東京・有明の東京ビッグサイト(東ホール)において、7日までの日程でICカードやリーダー、ICタグ、関連技術などの総合展示会“IC CARD WORLD 2003”が開幕した。主催は(株)日本経済新聞社。入場料は1500円(一般)。IC CARD WORLD 2003は東2ホールで行なわれ、このほかに第32回店舗総合見本市“JAPAN SHOP 2003”、“建築・建材展 2003”、第19回流通情報システム総合展“RETAIL TECH JAPAN 2003”、“SECURITY SHOW 2003”などが併設されている。
会場で特に目を引くのが、非接触型ICカードの応用製品、ならびに接触型&非接触型を組み合わせたハイブリッドタイプのICカード製品だ。非接触タイプのICカードには、大きく分けて、ISO(国際標準化規格機構)で標準化されたTypeA、TypeB(どちらもISO14443)と、独自方式ながら小額決済システム“Edy(エディー)”やJR東日本の乗車システム“Suica(スイカ)”などに採用され、すでに実績を重ねているソニー(株)の“Felica”の3タイプがある。いずれも共通する原理は、プラスチックカードにコイル(アンテナ)とICチップを埋め込み、コイルに磁界を与えることで誘導電流を起こしてICチップのデータを読み書きする、というもの。最近はアンテナやチップの高性能化/小型化が進み、カードとほぼ同じサイズのカードリーダーに近づけるだけで読み出しが可能になっている。また、会場ではEdyを300円(引換券を持っている招待者には無料)で発行し、会場内に置かれた自動販売機の缶入り飲料(通常価格120円)を100円で販売するサービスを展開して、Edyの便利さ手軽さをアピールしていた。

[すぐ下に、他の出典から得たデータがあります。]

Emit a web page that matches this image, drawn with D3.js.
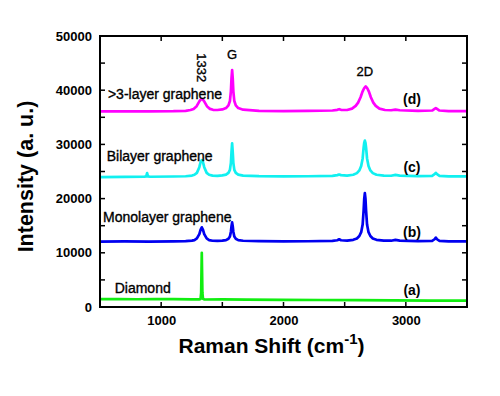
<!DOCTYPE html>
<html>
<head>
<meta charset="utf-8">
<script src="https://cdn.jsdelivr.net/npm/d3@7"></script>
<style>
  body { margin: 0; background: #fff; }
  text { font-family: Arial, "Liberation Sans", sans-serif; }
</style>
</head>
<body>
<div class="graph"></div>
<script>
// Raman spectra, [shift (cm-1), intensity]
var diamond = [[500,1450],[650,1480],[800,1430],[950,1470],[1100,1440],[1250,1420],[1310,1400],[1322,1500],[1327,2600],[1330,7000],[1332,10000],[1334,7000],[1337,2600],[1342,1500],[1354,1380],[1500,1400],[1700,1360],[2000,1330],[2300,1290],[2600,1260],[2900,1220],[3200,1190],[3500,1160]];

var monolayer = [[500,12050],[700,12100],[900,12080],[1100,12120],[1200,12150],[1252,12250],[1272,12350],[1292,12650],[1312,13450],[1322,14250],[1332,14700],[1342,14250],[1352,13450],[1372,12650],[1392,12350],[1420,12220],[1460,12200],[1500,12250],[1530,12350],[1550,12600],[1562,13000],[1570,13900],[1575,14900],[1580,15600],[1585,14900],[1590,13900],[1598,13000],[1610,12600],[1630,12350],[1670,12220],[1800,12150],[2000,12120],[2200,12130],[2400,12200],[2440,12320],[2455,12500],[2470,12320],[2520,12250],[2570,12400],[2600,12650],[2620,13100],[2635,13800],[2647,15200],[2655,17800],[2660,20000],[2665,21000],[2670,20000],[2675,17800],[2683,15200],[2695,13800],[2710,13100],[2730,12650],[2760,12400],[2820,12250],[2880,12230],[2915,12380],[2950,12250],[3100,12150],[3215,12200],[3235,12500],[3245,12800],[3255,12500],[3275,12200],[3350,12100],[3500,12100]];

var bilayer = [[500,23950],[700,24000],[860,24030],[878,24100],[885,24700],[892,24100],[910,24030],[1100,24080],[1200,24120],[1252,24250],[1272,24400],[1292,24750],[1312,25800],[1322,26700],[1332,27100],[1342,26700],[1352,25800],[1372,24750],[1392,24400],[1420,24230],[1460,24200],[1500,24280],[1530,24420],[1550,24750],[1562,25300],[1570,26600],[1575,28600],[1580,30200],[1585,28600],[1590,26600],[1598,25300],[1610,24750],[1630,24420],[1670,24250],[1800,24150],[2000,24100],[2200,24120],[2400,24180],[2440,24330],[2455,24450],[2470,24330],[2520,24250],[2570,24400],[2600,24700],[2620,25200],[2635,26000],[2647,27400],[2655,29400],[2660,30300],[2665,30700],[2670,30300],[2675,29400],[2683,27400],[2695,26000],[2710,25200],[2730,24700],[2760,24400],[2820,24250],[2880,24220],[2915,24380],[2950,24250],[3100,24150],[3215,24200],[3235,24500],[3245,24750],[3255,24500],[3275,24200],[3350,24100],[3500,24100]];

var multilayer = [[500,36100],[700,36080],[900,36100],[1100,36130],[1200,36200],[1240,36350],[1265,36550],[1290,37050],[1310,37850],[1322,38250],[1332,38350],[1342,38250],[1354,37850],[1374,37050],[1399,36550],[1424,36380],[1460,36350],[1500,36450],[1530,36700],[1550,37200],[1562,38000],[1570,39800],[1575,42200],[1580,43700],[1585,42200],[1590,39800],[1598,38000],[1610,37200],[1630,36700],[1670,36400],[1800,36200],[2000,36150],[2200,36170],[2400,36250],[2440,36380],[2455,36500],[2470,36380],[2520,36350],[2560,36600],[2590,37100],[2610,37700],[2630,38700],[2645,39700],[2660,40400],[2672,40700],[2684,40400],[2699,39700],[2714,38700],[2734,37700],[2754,37100],[2784,36600],[2830,36350],[2880,36300],[2915,36420],[2950,36300],[3100,36200],[3215,36250],[3235,36550],[3245,36700],[3255,36550],[3275,36250],[3350,36150],[3500,36150]];

var seriesNames = ["Diamond", "Monolayer graphene", "Bilayer graphene", ">3-layer graphene"];
var seriesTags = ["(a)", "(b)", "(c)", "(d)"];
var peakNames = ["1332", "G", "2D"];
var xTicks = [1000, 2000, 3000];
var yTicks = [0, 10000, 20000, 30000, 40000, 50000];

var margin = {top: 36, right: 33, bottom: 89, left: 100},
    width = 500 - margin.left - margin.right,
    height = 396 - margin.top - margin.bottom;

var x = d3.scaleLinear().domain([500, 3500]).range([0, width]);
var y = d3.scaleLinear().domain([0, 50000]).range([height, 0]);

var svg = d3.select("div.graph").append("svg")
    .attr("width", 500)
    .attr("height", 396)
  .append("g")
    .attr("transform", "translate(" + margin.left + "," + margin.top + ")");

var spectra = [
  {data: diamond, color: "#11ee11"},
  {data: monolayer, color: "#0000f0"},
  {data: bilayer, color: "#11f0f0"},
  {data: multilayer, color: "#ff00ff"}
];

var line = d3.line()
    .x(function(d) { return x(d[0]); })
    .y(function(d) { return y(d[1]); });

spectra.forEach(function(s) {
  svg.append("path")
      .datum(s.data)
      .attr("fill", "none")
      .attr("stroke", s.color)
      .attr("stroke-width", 2.7)
      .attr("stroke-linejoin", "round")
      .attr("d", line);
});

// axes, ticks all pointing inward
var minorX = d3.range(500, 3501, 500);
var minorY = d3.range(0, 50001, 5000);

svg.append("g")
    .attr("transform", "translate(0," + height + ")")
    .attr("class", "x-axis")
    .call(d3.axisBottom(x).tickValues(xTicks).tickSize(0).tickPadding(9).tickFormat(d3.format("d")));

svg.append("g")
    .attr("class", "y-axis")
    .call(d3.axisLeft(y).tickValues(yTicks).tickSize(0).tickPadding(8).tickFormat(d3.format("d")));

svg.selectAll(".x-axis text, .y-axis text")
    .style("font-size", "13px")
    .style("font-weight", "bold")
    .attr("fill", "#000");
svg.selectAll(".x-axis .domain, .y-axis .domain").remove();

var tickLen = 5;
svg.selectAll("line.xt")
  .data(minorX.slice(1, -1))
  .enter().append("line")
    .attr("x1", function(d) { return x(d); })
    .attr("x2", function(d) { return x(d); })
    .attr("y1", height).attr("y2", height - tickLen)
    .attr("stroke", "#000").attr("stroke-width", 1.5);
svg.selectAll("line.xtt")
  .data(minorX.slice(1, -1))
  .enter().append("line")
    .attr("x1", function(d) { return x(d); })
    .attr("x2", function(d) { return x(d); })
    .attr("y1", 0).attr("y2", tickLen)
    .attr("stroke", "#000").attr("stroke-width", 1.5);
svg.selectAll("line.yt")
  .data(minorY.slice(1, -1))
  .enter().append("line")
    .attr("x1", 0).attr("x2", tickLen)
    .attr("y1", function(d) { return y(d); })
    .attr("y2", function(d) { return y(d); })
    .attr("stroke", "#000").attr("stroke-width", 1.5);
svg.selectAll("line.ytr")
  .data(minorY.slice(1, -1))
  .enter().append("line")
    .attr("x1", width).attr("x2", width - tickLen)
    .attr("y1", function(d) { return y(d); })
    .attr("y2", function(d) { return y(d); })
    .attr("stroke", "#000").attr("stroke-width", 1.5);

svg.append("rect")
    .attr("width", width)
    .attr("height", height)
    .attr("fill", "none")
    .attr("stroke", "#000")
    .attr("stroke-width", 2);

// axis titles
svg.append("text")
    .attr("transform", "translate(" + (-67) + "," + (height / 2 + 5) + ") rotate(-90)")
    .attr("text-anchor", "middle")
    .style("font-size", "21.5px")
    .style("font-weight", "bold")
    .text("Intensity (a. u.)");

var xTitle = svg.append("text")
    .attr("x", width / 2 - 12)
    .attr("y", height + 46)
    .attr("text-anchor", "middle")
    .style("font-size", "21px")
    .style("font-weight", "bold");
xTitle.append("tspan").text("Raman Shift (cm");
xTitle.append("tspan").attr("dy", -9).style("font-size", "15px").text("-1");
xTitle.append("tspan").attr("dy", 9).text(")");

// sample names, left of the curves (a bit heavier than plain text)
var nameAt = [[620, 2600], [525, 15600], [555, 27000], [565, 38300]];
svg.selectAll("text.name")
  .data(seriesNames)
  .enter().append("text")
    .attr("class", "name")
    .attr("x", function(d, i) { return x(nameAt[i][0]); })
    .attr("y", function(d, i) { return y(nameAt[i][1]); })
    .attr("stroke", "#000")
    .attr("stroke-width", 0.35)
    .style("font-size", "14px")
    .text(function(d) { return d; });

var tagY = [2200, 13000, 25000, 37500];
svg.selectAll("text.tag")
  .data(seriesTags)
  .enter().append("text")
    .attr("class", "tag")
    .attr("x", x(3050))
    .attr("y", function(d, i) { return y(tagY[i]); })
    .attr("text-anchor", "middle")
    .style("font-size", "14px")
    .style("font-weight", "bold")
    .text(function(d) { return d; });

// peak labels
svg.append("text")
    .attr("transform", "translate(" + (x(1332) - 5) + "," + y(46800) + ") rotate(90)")
    .attr("stroke", "#000")
    .attr("stroke-width", 0.35)
    .style("font-size", "13px")
    .text(peakNames[0]);
svg.append("text")
    .attr("x", x(1580))
    .attr("y", y(45800))
    .attr("text-anchor", "middle")
    .attr("stroke", "#000")
    .attr("stroke-width", 0.35)
    .style("font-size", "13px")
    .text(peakNames[1]);
svg.append("text")
    .attr("x", x(2665))
    .attr("y", y(42700))
    .attr("text-anchor", "middle")
    .attr("stroke", "#000")
    .attr("stroke-width", 0.35)
    .style("font-size", "13px")
    .text(peakNames[2]);
</script>
</body>
</html>
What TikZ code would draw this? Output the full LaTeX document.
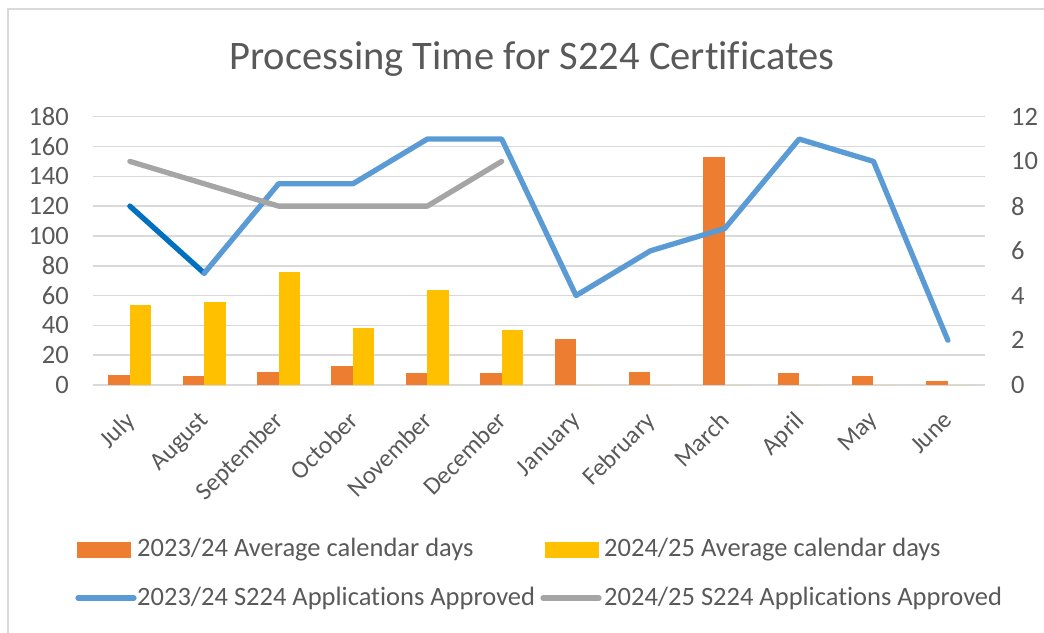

ただ、確実により多くの情報を交換したい場合には、接触タイプのほうが優れている場合もある。そこで、USBタイプのカードアダプターに非接触式カードをセットして、非接触型カードリーダーに近づける(触れる)方法と、USBコネクターに直接差し込む方法の2つを実現する製品が、大日本印刷(株)のブースで展示されていた。非接触型カード自体も、第3世代携帯電話“FOMA”のSIMカード(電話番号や個人情報を記録した小さなICカード)と同等の小ささで、通常のICカードから切り離して使うため、USBカードリーダーはごく小さくて済む(大人の親指程度)。
もうひとつの傾向が、ICカードの個人認証の省力化だ。インフィニオンテクノロジーズジャパン(株)のブースで見かけたのが、指紋による個人認証のためのセンサーチップを使ったICカードで、オランダの病院で実験的に導入されているという。仕組みはICカード(ICチップのメモリー内)に指紋データや個人情報を登録しておき、ICカードリーダーに差し込んだ状態でカードの反対側にある指紋センサーに指を乗せ、同一人物かどうかを照合するというもの。ただ、このセンサーはコストが高くなる(指紋センサー1つで3000円程度)ため、一般的なクレジットカードへの応用は難しいだろうと同社説明員も話す。より現実的な方法は、面ではなくラインセンサーをカード上に実装して指を滑らせることで、これなら1000円以下のコストで済み、暗証番号を覚えたり定期的に変更する面倒もない。同様の指紋による個人認証システムは、大日本印刷のブースでも見られた。
ビザ・インターナショナルグループのICカードグループ ディレクターの山本正行氏 | ビザ、ソニー、インフィニオン3社の役割を示すスライド |
そのインフィニオンテクノロジーズは、同日東京ビッグサイトの会議室で記者会見を行ない、ビザ・インターナショナルグループ、ソニーと共同で非接触方式と接触方式のICカードを1チップで実現するソリューションを発表し、ビザ・インターナショナルグループが年内に同システムを利用したクレジットカードの発行を目指すことを明らかにした。非接触ICカード方式はソニーのFelicaを利用し、将来的には小額決済機能を盛り込む予定としている。ビザ・インターナショナルグループのICカードグループ ディレクターの山本正行氏は「1チップで非接触/接触の両機能を実現することにより、例えばデータの共有(クレジットカードで引き出した金額をそのまま小額決済に当てる、小額決済分で不足した額を自動的にクレジットの引き落としに回す)など従来にはない利用法が考えられる。また、いずれは交通乗車券システムとの連動もあるだろう。いずれにしても、仕組みを用意しておくことで幅広い利用法が考えられる」と3社協業の取り組みに意欲を見せた。